**COLLECTED DATA:**
* * * * * * *

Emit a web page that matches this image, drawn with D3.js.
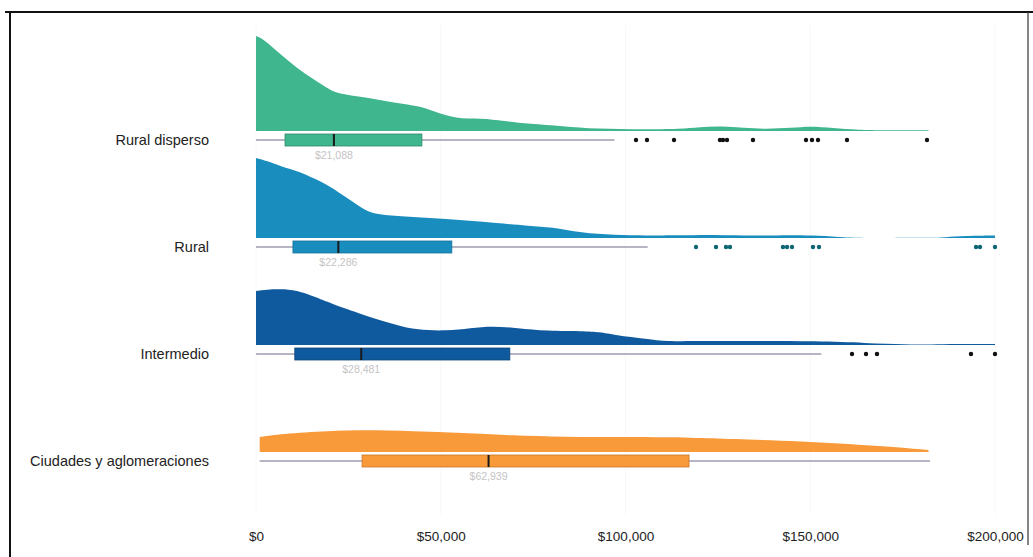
<!DOCTYPE html>
<html><head><meta charset="utf-8">
<script src="https://cdn.jsdelivr.net/npm/d3@7"></script>
<style>
html,body{margin:0;padding:0;background:#fff;}
svg{display:block;font-family:"Liberation Sans",Arial,sans-serif;}
</style></head>
<body><svg id="chart" width="1033" height="557"></svg>
<script>
// ---- data ----
const categories = ["Rural disperso", "Rural", "Intermedio", "Ciudades y aglomeraciones"];
const colors = ["#3fb68e", "#1a8dbf", "#0f5a9f", "#f89a3a"];
const strokeColors = ["#2f8a6a", "#14709a", "#0a4478", "#c87828"];
const outlierColors = ["#111111", "#0d6674", "#111111", "#111111"];
const tickValues = [0, 50000, 100000, 150000, 200000];
const tickLabels = ["$0", "$50,000", "$100,000", "$150,000", "$200,000"];
const medianLabels = ["$21,088", "$22,286", "$28,481", "$62,939"];

// box stats in $ : [whiskerLow, Q1, median, Q3, whiskerHigh]
const boxRuralDisperso = [0, 7850, 21088, 44900, 97000];
const boxRural = [0, 10000, 22286, 53000, 106000];
const boxIntermedio = [0, 10500, 28481, 68700, 153000];
const boxCiudades = [1000, 28700, 62939, 117200, 182400];

// outliers ($)
const outRuralDisperso = [102840, 105820, 113130, 125570, 126390, 127470, 134500, 148850, 150470, 152100, 159950, 181600];
const outRural = [119080, 124490, 127200, 128280, 142620, 143710, 145060, 150740, 152370, 194860, 195940, 200000];
const outIntermedio = [161300, 165090, 168060, 193500, 200000];
const outCiudades = [];

// density curves: [income in thousands $, relative density]
const densRuralDisperso = [[0,95],[2,92],[6.5,77],[11,63],[15.5,52],[20,41],[22.5,37],[29,34],[33.5,31],[38,28],[44,25],[48,20],[54,12],[61,13],[67,10],[74,7],[83,5],[92,2],[105,1.5],[115,2],[120,4],[126,5],[132,3],[138,2],[145,3],[150,5],[156,3],[163,1],[170,0.8],[182,0.8]];
const densRural = [[0,80],[3,77],[6.5,72],[12,66],[15.4,60],[20,52],[24.6,40],[29,29],[31.7,24],[38,22],[47,20],[56,18],[65,15],[74,12],[80,11],[88,5],[97,3],[106,2.5],[113,2.5],[124,3.5],[135,2],[145,3],[152,2.5],[160,0.5],[163,0],[184,0],[186,0.8],[192,2],[200,2.5]];
const densIntermedio = [[0,54],[3,55.5],[6.5,56],[11,55],[16,48],[20,42],[29,30],[38,20],[43.5,15],[51.7,14],[58,17],[64,19],[70.6,17],[78.8,14],[88.5,14],[93,13],[97,10],[106,6],[111,3.5],[120,4],[134,4],[152,4],[165,2],[176,0.7],[183,0.3],[189,1],[200,1]];
const densCiudades = [[1,15],[6.5,18],[20,21],[29,22],[42.5,21],[56,19],[69.5,16.5],[83,15],[101,15],[119,14.5],[128,13],[147,11],[169,6],[182,2]];

const boxes = [boxRuralDisperso, boxRural, boxIntermedio, boxCiudades];
const outliers = [outRuralDisperso, outRural, outIntermedio, outCiudades];
const densities = [densRuralDisperso, densRural, densIntermedio, densCiudades];

// ---- drawing ----
const svg = d3.select("#chart");
const x = d3.scaleLinear().domain([0, 200000]).range([256, 995]);
const yBase = d3.scalePoint().domain(categories).range([131, 452]);
const h = d3.scaleLinear().domain([0, 100]).range([0, 100]);

// frame
svg.append("line").attr("x1", 5).attr("x2", 1033).attr("y1", 12).attr("y2", 12).attr("stroke", "#111").attr("stroke-width", 2);
svg.append("line").attr("x1", 10).attr("x2", 10).attr("y1", 12).attr("y2", 557).attr("stroke", "#111").attr("stroke-width", 2);
svg.append("line").attr("x1", 1028).attr("x2", 1028).attr("y1", 12).attr("y2", 545).attr("stroke", "#333").attr("stroke-width", 1.2);

// very faint grid
svg.append("g").selectAll("line").data(tickValues).join("line")
  .attr("x1", d => x(d)).attr("x2", d => x(d)).attr("y1", 25).attr("y2", 515)
  .attr("stroke", "#f8f8f8").attr("stroke-width", 1);

// x axis labels
const axis = d3.axisBottom(x).tickValues(tickValues).tickFormat((d, i) => tickLabels[i]).tickSize(0).tickPadding(0);
const ax = svg.append("g").attr("transform", "translate(0,531)").call(axis);
ax.select(".domain").remove();
ax.selectAll("text").attr("font-size", 13.5).attr("fill", "#222").attr("font-family", "'Liberation Sans',Arial,sans-serif");

categories.forEach((cat, i) => {
  const base = yBase(cat);
  const g = svg.append("g");
  // density
  const area = d3.area()
    .x(d => x(d[0] * 1000))
    .y0(base)
    .y1(d => base - h(d[1]))
    .curve(d3.curveBasis);
  g.append("path").datum(densities[i]).attr("d", area).attr("fill", colors[i]).attr("stroke", "none");

  const b = boxes[i];
  const cy = base + 9;
  // whisker
  g.append("line").attr("x1", x(b[0])).attr("x2", x(b[4])).attr("y1", cy).attr("y2", cy)
    .attr("stroke", "#9c9cb0").attr("stroke-width", 1.5);
  // box
  g.append("rect").attr("x", x(b[1])).attr("y", cy - 6).attr("width", x(b[3]) - x(b[1])).attr("height", 12)
    .attr("fill", colors[i]).attr("stroke", strokeColors[i]).attr("stroke-width", 0.8);
  // median
  g.append("line").attr("x1", x(b[2])).attr("x2", x(b[2])).attr("y1", cy - 6).attr("y2", cy + 6)
    .attr("stroke", "#1a1a1a").attr("stroke-width", 2);
  // median label
  g.append("text").attr("x", x(b[2])).attr("y", cy + 19).attr("text-anchor", "middle")
    .attr("font-size", 10.5).attr("fill", "#c4c4c4").text(medianLabels[i]);
  // outliers
  g.selectAll("circle").data(outliers[i]).join("circle")
    .attr("cx", d => x(d)).attr("cy", cy).attr("r", 2.2).attr("fill", outlierColors[i]);
  // category label
  g.append("text").attr("x", 209).attr("y", cy).attr("dy", "0.35em").attr("text-anchor", "end")
    .attr("font-size", 14.5).attr("fill", "#222").text(cat);
});
</script>
</body></html>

* * * * * * *

**EXERCISE:** Set the data above down again exactly as given, with no pictures.

**CORRECT RESPONSE:**
Emit a web page that matches this image, drawn with D3.js.
<!DOCTYPE html>
<html><head><meta charset="utf-8">
<script src="https://cdn.jsdelivr.net/npm/d3@7"></script>
<style>
html,body{margin:0;padding:0;background:#fff;}
svg{display:block;font-family:"Liberation Sans",Arial,sans-serif;}
</style></head>
<body><svg id="chart" width="1033" height="557"></svg>
<script>
// ---- data ----
const categories = ["Rural disperso", "Rural", "Intermedio", "Ciudades y aglomeraciones"];
const colors = ["#3fb68e", "#1a8dbf", "#0f5a9f", "#f89a3a"];
const strokeColors = ["#2f8a6a", "#14709a", "#0a4478", "#c87828"];
const outlierColors = ["#111111", "#0d6674", "#111111", "#111111"];
const tickValues = [0, 50000, 100000, 150000, 200000];
const tickLabels = ["$0", "$50,000", "$100,000", "$150,000", "$200,000"];
const medianLabels = ["$21,088", "$22,286", "$28,481", "$62,939"];

// box stats in $ : [whiskerLow, Q1, median, Q3, whiskerHigh]
const boxRuralDisperso = [0, 7850, 21088, 44900, 97000];
const boxRural = [0, 10000, 22286, 53000, 106000];
const boxIntermedio = [0, 10500, 28481, 68700, 153000];
const boxCiudades = [1000, 28700, 62939, 117200, 182400];

// outliers ($)
const outRuralDisperso = [102840, 105820, 113130, 125570, 126390, 127470, 134500, 148850, 150470, 152100, 159950, 181600];
const outRural = [119080, 124490, 127200, 128280, 142620, 143710, 145060, 150740, 152370, 194860, 195940, 200000];
const outIntermedio = [161300, 165090, 168060, 193500, 200000];
const outCiudades = [];

// density curves: [income in thousands $, relative density]
const densRuralDisperso = [[0,95],[2,92],[6.5,77],[11,63],[15.5,52],[20,41],[22.5,37],[29,34],[33.5,31],[38,28],[44,25],[48,20],[54,12],[61,13],[67,10],[74,7],[83,5],[92,2],[105,1.5],[115,2],[120,4],[126,5],[132,3],[138,2],[145,3],[150,5],[156,3],[163,1],[170,0.8],[182,0.8]];
const densRural = [[0,80],[3,77],[6.5,72],[12,66],[15.4,60],[20,52],[24.6,40],[29,29],[31.7,24],[38,22],[47,20],[56,18],[65,15],[74,12],[80,11],[88,5],[97,3],[106,2.5],[113,2.5],[124,3.5],[135,2],[145,3],[152,2.5],[160,0.5],[163,0],[184,0],[186,0.8],[192,2],[200,2.5]];
const densIntermedio = [[0,54],[3,55.5],[6.5,56],[11,55],[16,48],[20,42],[29,30],[38,20],[43.5,15],[51.7,14],[58,17],[64,19],[70.6,17],[78.8,14],[88.5,14],[93,13],[97,10],[106,6],[111,3.5],[120,4],[134,4],[152,4],[165,2],[176,0.7],[183,0.3],[189,1],[200,1]];
const densCiudades = [[1,15],[6.5,18],[20,21],[29,22],[42.5,21],[56,19],[69.5,16.5],[83,15],[101,15],[119,14.5],[128,13],[147,11],[169,6],[182,2]];

const boxes = [boxRuralDisperso, boxRural, boxIntermedio, boxCiudades];
const outliers = [outRuralDisperso, outRural, outIntermedio, outCiudades];
const densities = [densRuralDisperso, densRural, densIntermedio, densCiudades];

// ---- drawing ----
const svg = d3.select("#chart");
const x = d3.scaleLinear().domain([0, 200000]).range([256, 995]);
const yBase = d3.scalePoint().domain(categories).range([131, 452]);
const h = d3.scaleLinear().domain([0, 100]).range([0, 100]);

// frame
svg.append("line").attr("x1", 5).attr("x2", 1033).attr("y1", 12).attr("y2", 12).attr("stroke", "#111").attr("stroke-width", 2);
svg.append("line").attr("x1", 10).attr("x2", 10).attr("y1", 12).attr("y2", 557).attr("stroke", "#111").attr("stroke-width", 2);
svg.append("line").attr("x1", 1028).attr("x2", 1028).attr("y1", 12).attr("y2", 545).attr("stroke", "#333").attr("stroke-width", 1.2);

// very faint grid
svg.append("g").selectAll("line").data(tickValues).join("line")
  .attr("x1", d => x(d)).attr("x2", d => x(d)).attr("y1", 25).attr("y2", 515)
  .attr("stroke", "#f8f8f8").attr("stroke-width", 1);

// x axis labels
const axis = d3.axisBottom(x).tickValues(tickValues).tickFormat((d, i) => tickLabels[i]).tickSize(0).tickPadding(0);
const ax = svg.append("g").attr("transform", "translate(0,531)").call(axis);
ax.select(".domain").remove();
ax.selectAll("text").attr("font-size", 13.5).attr("fill", "#222").attr("font-family", "'Liberation Sans',Arial,sans-serif");

categories.forEach((cat, i) => {
  const base = yBase(cat);
  const g = svg.append("g");
  // density
  const area = d3.area()
    .x(d => x(d[0] * 1000))
    .y0(base)
    .y1(d => base - h(d[1]))
    .curve(d3.curveBasis);
  g.append("path").datum(densities[i]).attr("d", area).attr("fill", colors[i]).attr("stroke", "none");

  const b = boxes[i];
  const cy = base + 9;
  // whisker
  g.append("line").attr("x1", x(b[0])).attr("x2", x(b[4])).attr("y1", cy).attr("y2", cy)
    .attr("stroke", "#9c9cb0").attr("stroke-width", 1.5);
  // box
  g.append("rect").attr("x", x(b[1])).attr("y", cy - 6).attr("width", x(b[3]) - x(b[1])).attr("height", 12)
    .attr("fill", colors[i]).attr("stroke", strokeColors[i]).attr("stroke-width", 0.8);
  // median
  g.append("line").attr("x1", x(b[2])).attr("x2", x(b[2])).attr("y1", cy - 6).attr("y2", cy + 6)
    .attr("stroke", "#1a1a1a").attr("stroke-width", 2);
  // median label
  g.append("text").attr("x", x(b[2])).attr("y", cy + 19).attr("text-anchor", "middle")
    .attr("font-size", 10.5).attr("fill", "#c4c4c4").text(medianLabels[i]);
  // outliers
  g.selectAll("circle").data(outliers[i]).join("circle")
    .attr("cx", d => x(d)).attr("cy", cy).attr("r", 2.2).attr("fill", outlierColors[i]);
  // category label
  g.append("text").attr("x", 209).attr("y", cy).attr("dy", "0.35em").attr("text-anchor", "end")
    .attr("font-size", 14.5).attr("fill", "#222").text(cat);
});
</script>
</body></html>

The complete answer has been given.